Previously, Darling Hubby had mapped our trip to Colorado. On Sunday, he decided to check for possible road construction so he went to Drive Texas, a website that shows every highway and any construction underway in the entire state.
After checking that absolutely fantastic website, he plotted a new course.
On Monday, we headed north. Our waypoint destination was Amarillo in the Texas Panhandle. This was a research trip for me because the stories in my Small Town Texas Romance series are set in that region around Amarillo so I wanted more pictures.
The first book of the series, Last Christmas, takes place in the small town of New Estacado which I modeled after Estacado, a prosperous town that quickly became a ghost town back at the turn of the 20th century.
I've always liked the stark beauty of what many consider barren areas of the state. There's something compelling about the plains, mesquite, cactus, and canyons.

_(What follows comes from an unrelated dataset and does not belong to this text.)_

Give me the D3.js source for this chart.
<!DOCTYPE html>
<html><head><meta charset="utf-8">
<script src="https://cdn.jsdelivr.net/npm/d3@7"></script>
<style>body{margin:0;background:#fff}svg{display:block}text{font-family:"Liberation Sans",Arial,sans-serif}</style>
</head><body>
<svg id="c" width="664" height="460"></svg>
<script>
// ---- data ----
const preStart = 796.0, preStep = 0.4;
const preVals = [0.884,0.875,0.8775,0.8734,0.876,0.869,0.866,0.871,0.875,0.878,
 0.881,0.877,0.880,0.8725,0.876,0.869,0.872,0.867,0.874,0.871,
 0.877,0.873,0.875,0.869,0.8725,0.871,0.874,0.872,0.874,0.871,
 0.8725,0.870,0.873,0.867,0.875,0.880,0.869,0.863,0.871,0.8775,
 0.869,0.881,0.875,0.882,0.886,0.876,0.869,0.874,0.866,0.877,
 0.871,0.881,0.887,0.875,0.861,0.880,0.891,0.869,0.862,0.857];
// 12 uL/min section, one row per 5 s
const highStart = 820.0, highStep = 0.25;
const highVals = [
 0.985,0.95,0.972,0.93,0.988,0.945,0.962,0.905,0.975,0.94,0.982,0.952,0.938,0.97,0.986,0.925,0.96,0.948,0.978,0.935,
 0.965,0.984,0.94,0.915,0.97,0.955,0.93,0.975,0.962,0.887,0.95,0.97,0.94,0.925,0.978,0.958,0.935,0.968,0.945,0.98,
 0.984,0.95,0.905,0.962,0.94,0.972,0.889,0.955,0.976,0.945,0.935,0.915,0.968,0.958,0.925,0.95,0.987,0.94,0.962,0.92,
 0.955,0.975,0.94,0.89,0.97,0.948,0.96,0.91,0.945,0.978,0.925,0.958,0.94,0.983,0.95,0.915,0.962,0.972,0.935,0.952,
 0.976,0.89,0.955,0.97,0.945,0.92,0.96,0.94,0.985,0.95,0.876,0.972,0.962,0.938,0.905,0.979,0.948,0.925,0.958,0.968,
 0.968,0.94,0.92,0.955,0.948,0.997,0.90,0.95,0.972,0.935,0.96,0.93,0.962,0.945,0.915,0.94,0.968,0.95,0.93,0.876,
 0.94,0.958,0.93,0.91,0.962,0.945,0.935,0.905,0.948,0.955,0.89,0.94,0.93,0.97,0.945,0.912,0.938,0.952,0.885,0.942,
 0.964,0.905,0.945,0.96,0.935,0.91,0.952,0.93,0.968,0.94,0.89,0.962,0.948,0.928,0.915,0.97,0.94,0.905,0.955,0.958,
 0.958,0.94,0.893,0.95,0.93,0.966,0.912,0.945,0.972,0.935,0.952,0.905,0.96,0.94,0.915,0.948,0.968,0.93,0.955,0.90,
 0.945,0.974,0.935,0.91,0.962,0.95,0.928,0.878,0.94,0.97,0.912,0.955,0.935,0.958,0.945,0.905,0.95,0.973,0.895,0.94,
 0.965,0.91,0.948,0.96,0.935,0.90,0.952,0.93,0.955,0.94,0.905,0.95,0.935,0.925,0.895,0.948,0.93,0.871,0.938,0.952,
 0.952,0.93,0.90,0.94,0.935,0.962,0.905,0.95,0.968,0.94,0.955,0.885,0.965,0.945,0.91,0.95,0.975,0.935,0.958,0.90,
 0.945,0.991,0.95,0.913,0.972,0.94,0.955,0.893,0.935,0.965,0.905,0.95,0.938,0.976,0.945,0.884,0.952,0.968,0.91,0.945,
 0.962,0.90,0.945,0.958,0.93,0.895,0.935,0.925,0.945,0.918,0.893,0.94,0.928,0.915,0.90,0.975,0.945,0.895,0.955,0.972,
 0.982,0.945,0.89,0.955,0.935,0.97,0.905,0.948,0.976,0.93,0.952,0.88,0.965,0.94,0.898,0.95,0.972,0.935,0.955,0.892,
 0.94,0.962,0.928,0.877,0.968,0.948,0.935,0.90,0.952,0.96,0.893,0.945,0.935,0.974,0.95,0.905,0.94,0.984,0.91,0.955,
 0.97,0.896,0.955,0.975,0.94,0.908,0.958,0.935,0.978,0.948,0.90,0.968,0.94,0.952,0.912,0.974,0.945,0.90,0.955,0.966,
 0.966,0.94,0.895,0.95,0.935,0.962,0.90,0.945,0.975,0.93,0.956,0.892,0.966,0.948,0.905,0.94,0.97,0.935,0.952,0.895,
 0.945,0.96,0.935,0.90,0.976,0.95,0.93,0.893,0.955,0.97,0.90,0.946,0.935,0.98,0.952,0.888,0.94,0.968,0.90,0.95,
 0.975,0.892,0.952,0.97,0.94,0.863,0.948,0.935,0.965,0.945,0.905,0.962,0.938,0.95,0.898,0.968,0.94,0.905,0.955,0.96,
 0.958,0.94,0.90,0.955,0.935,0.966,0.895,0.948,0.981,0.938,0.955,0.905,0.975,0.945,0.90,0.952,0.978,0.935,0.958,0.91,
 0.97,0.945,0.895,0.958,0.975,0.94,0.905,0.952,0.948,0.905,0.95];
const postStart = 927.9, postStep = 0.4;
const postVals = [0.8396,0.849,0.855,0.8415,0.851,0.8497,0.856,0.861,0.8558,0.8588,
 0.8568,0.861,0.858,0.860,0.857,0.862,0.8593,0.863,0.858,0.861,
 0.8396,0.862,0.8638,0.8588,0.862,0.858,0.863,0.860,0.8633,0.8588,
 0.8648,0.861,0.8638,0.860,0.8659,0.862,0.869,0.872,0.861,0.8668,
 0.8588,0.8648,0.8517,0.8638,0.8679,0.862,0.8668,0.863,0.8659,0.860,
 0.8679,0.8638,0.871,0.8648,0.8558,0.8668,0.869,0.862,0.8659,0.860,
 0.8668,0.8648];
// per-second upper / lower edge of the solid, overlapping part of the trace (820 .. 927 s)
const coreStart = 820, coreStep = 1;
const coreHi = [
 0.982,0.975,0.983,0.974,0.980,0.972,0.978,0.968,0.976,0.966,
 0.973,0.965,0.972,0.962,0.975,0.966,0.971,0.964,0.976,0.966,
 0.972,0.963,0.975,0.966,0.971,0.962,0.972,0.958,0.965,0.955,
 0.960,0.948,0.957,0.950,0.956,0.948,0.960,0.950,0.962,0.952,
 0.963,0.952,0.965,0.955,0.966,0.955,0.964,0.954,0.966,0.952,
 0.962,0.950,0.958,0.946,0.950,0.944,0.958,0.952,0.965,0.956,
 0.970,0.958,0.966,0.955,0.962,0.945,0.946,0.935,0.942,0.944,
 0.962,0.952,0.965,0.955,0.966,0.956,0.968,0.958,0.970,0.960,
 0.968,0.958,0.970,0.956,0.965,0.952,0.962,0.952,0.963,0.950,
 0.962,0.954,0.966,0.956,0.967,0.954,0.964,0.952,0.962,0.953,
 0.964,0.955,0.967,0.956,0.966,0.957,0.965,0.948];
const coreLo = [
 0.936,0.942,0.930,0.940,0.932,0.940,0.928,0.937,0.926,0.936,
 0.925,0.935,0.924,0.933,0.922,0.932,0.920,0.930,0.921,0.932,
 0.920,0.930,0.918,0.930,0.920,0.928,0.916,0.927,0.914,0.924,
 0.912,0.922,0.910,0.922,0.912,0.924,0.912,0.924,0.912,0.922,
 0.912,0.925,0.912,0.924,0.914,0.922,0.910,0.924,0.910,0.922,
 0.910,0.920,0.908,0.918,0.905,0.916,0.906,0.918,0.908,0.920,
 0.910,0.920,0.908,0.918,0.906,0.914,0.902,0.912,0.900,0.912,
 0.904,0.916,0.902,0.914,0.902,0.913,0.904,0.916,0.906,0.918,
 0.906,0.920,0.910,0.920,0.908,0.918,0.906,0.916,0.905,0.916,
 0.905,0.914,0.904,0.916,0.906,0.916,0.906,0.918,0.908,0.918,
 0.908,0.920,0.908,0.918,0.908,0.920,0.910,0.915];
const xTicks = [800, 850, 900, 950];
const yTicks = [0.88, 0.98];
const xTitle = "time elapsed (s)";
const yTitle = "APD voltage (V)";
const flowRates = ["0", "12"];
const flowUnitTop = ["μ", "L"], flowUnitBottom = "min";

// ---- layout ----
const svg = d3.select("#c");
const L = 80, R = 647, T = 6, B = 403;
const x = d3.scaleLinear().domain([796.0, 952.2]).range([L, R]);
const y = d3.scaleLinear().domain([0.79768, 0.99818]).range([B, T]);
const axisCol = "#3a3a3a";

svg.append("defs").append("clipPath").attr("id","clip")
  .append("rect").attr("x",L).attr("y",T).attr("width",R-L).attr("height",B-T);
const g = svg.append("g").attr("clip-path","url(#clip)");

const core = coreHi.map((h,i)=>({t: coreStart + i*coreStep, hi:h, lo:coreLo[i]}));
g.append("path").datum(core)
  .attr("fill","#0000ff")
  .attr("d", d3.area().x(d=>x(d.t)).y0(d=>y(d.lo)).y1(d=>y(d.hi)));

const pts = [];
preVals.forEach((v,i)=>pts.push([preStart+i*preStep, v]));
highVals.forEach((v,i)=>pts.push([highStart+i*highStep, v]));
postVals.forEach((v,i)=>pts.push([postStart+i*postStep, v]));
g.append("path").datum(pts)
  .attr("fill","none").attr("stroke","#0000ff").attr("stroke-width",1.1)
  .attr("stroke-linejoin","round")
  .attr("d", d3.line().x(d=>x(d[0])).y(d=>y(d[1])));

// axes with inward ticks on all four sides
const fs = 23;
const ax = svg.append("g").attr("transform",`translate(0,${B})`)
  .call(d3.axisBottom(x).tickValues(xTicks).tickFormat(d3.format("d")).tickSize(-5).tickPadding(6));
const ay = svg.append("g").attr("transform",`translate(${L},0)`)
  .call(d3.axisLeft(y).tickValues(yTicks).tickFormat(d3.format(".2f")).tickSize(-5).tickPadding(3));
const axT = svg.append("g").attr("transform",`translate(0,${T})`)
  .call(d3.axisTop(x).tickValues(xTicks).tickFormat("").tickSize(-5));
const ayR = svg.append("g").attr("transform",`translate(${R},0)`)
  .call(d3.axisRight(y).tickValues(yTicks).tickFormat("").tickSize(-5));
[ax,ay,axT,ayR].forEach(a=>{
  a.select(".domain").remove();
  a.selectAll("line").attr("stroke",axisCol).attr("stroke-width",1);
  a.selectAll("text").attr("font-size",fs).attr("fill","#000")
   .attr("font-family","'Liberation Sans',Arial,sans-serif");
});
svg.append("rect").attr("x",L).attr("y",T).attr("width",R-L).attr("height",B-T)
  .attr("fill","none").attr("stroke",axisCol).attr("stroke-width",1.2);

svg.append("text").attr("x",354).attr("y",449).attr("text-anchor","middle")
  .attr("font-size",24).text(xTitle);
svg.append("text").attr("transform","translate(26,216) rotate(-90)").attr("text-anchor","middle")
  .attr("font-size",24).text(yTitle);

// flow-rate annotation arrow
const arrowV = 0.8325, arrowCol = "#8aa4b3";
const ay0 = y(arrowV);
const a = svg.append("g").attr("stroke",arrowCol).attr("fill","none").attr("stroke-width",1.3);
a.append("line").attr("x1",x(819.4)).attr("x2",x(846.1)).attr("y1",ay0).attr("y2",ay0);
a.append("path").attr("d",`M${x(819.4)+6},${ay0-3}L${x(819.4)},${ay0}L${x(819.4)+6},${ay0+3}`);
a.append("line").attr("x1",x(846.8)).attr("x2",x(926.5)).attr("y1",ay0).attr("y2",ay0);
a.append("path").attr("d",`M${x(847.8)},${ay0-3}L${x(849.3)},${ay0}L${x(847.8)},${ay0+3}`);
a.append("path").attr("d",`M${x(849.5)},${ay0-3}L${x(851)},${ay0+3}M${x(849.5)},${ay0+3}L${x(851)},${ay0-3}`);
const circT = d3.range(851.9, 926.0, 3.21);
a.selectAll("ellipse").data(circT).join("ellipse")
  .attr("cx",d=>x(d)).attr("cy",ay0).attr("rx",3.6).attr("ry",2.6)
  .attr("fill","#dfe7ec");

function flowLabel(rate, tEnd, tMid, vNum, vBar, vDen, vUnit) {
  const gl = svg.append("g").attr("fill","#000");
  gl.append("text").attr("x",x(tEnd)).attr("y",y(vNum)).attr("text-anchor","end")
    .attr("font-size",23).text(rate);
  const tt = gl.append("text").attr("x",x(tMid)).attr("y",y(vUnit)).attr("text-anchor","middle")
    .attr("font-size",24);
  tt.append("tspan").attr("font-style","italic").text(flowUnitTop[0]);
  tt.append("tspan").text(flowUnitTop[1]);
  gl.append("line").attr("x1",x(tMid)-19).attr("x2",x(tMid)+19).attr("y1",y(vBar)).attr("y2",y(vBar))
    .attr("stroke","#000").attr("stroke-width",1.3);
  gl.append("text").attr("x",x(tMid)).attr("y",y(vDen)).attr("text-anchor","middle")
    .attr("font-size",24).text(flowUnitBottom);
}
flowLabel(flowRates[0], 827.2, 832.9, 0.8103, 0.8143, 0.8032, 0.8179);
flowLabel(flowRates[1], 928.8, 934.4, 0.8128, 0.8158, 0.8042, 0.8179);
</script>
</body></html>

The second book of the series, Brianna's Season for Miracles, takes place in New Estacado and on the fictional Walker Ranch, a large property some miles from town.
I'm particularly interested in the Comanche history of the area. (I'm not Comanche—Choctaw and Cherokee instead—but all Native American history interests me. The Comanche called the December full moon, the Evergreen Moon.

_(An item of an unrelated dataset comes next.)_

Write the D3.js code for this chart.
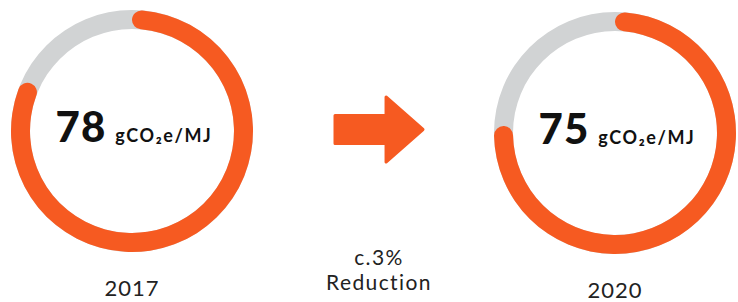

Beneath the Evergreen Moon will be Book 3 of the series. I don't have any cover art yet and haven't started writing it. I'm writing Heat Kills, Book 3 of Outlaw Ridge, Texas.
Anyway, Beneath the Evergreen Moon stars Gracie, the small town librarian who appeared in the first two books. The third book is also going to be set in New Estacado, and on another property near the town. Gracie has caught the writing bug from the man Brianna married, and she is especially interested in the story of Cynthia Ann Parker, the girl kidnapped by the Comanches when she was a child.
Cynthia Ann lived on the rolling plains of the East Panhandle and grew up to marry a Comanche chief. By all accounts, she was very happy there.
Her son was the famous Quanah Parker who became a great Comanche chief. The town of Quanah, near Copper Breaks State Park, is named after him.
There's a lot to see in the Panhhandle. You'll find the remains of the stone buildings of Fort Griffin and Fort Richardson. They are state parks as are most of the forts that bordered the frontier, known now as the Texas Forts Trail. There's also Palo Duro Canyon which is the second largest canyon in the U. S. The first, of course, is the Grand Canyon.
I had created a playlist for our trip. Of course, it's mostly country music which I generally listen to on special occasions, like kicker dance halls, street festivals, and when traveling across Texas.
These are all on Amazon so you can easily sample them. If you're a Prime member, you can set up your own playlist with these. They're perfect if you want to throw a themed Beer and Boots party.
- naturally we started with Amarillo by Morning by George Strait
- Luckenbach, Texas by Waylon Jennings went there during our winery trip
- Waltz Across Texas by Willie Nelson (purists will say I should have Ernest Tubb track)
- If You're Gonna Play in Texas by Alabama
- God Blessed Texas by Little Texas
- Galveston by Glen Campbell
- Does Fort Worth Ever Cross Your Mind by George Strait
- Texas When I Die by Tanya Tucker
- All My Ex's Live in Texas by George Strait
- Girls from Texas by Pat Green featuring Lyle Lovett
- My Texas by Josh Abbott Band
- Miles and Miles of Texas by Asleep at the Wheel (the essential Texas Road Trip song)
- What I Like About Texas by Gary Nunn
- Blame It On Texas by Mark Chestnutt
- San Antonio Stroll by Tanya Tucker
- Bob Wills Is Still the King by Waylon Jennings
- Mammas, Don't Let Your Babies Grow Up to Be Cowboys by Waylon and Willie
If we'd driven it straight without stopping, it still would have taken more than 8 hours. We made it to Amarillo, not by morning, but by night.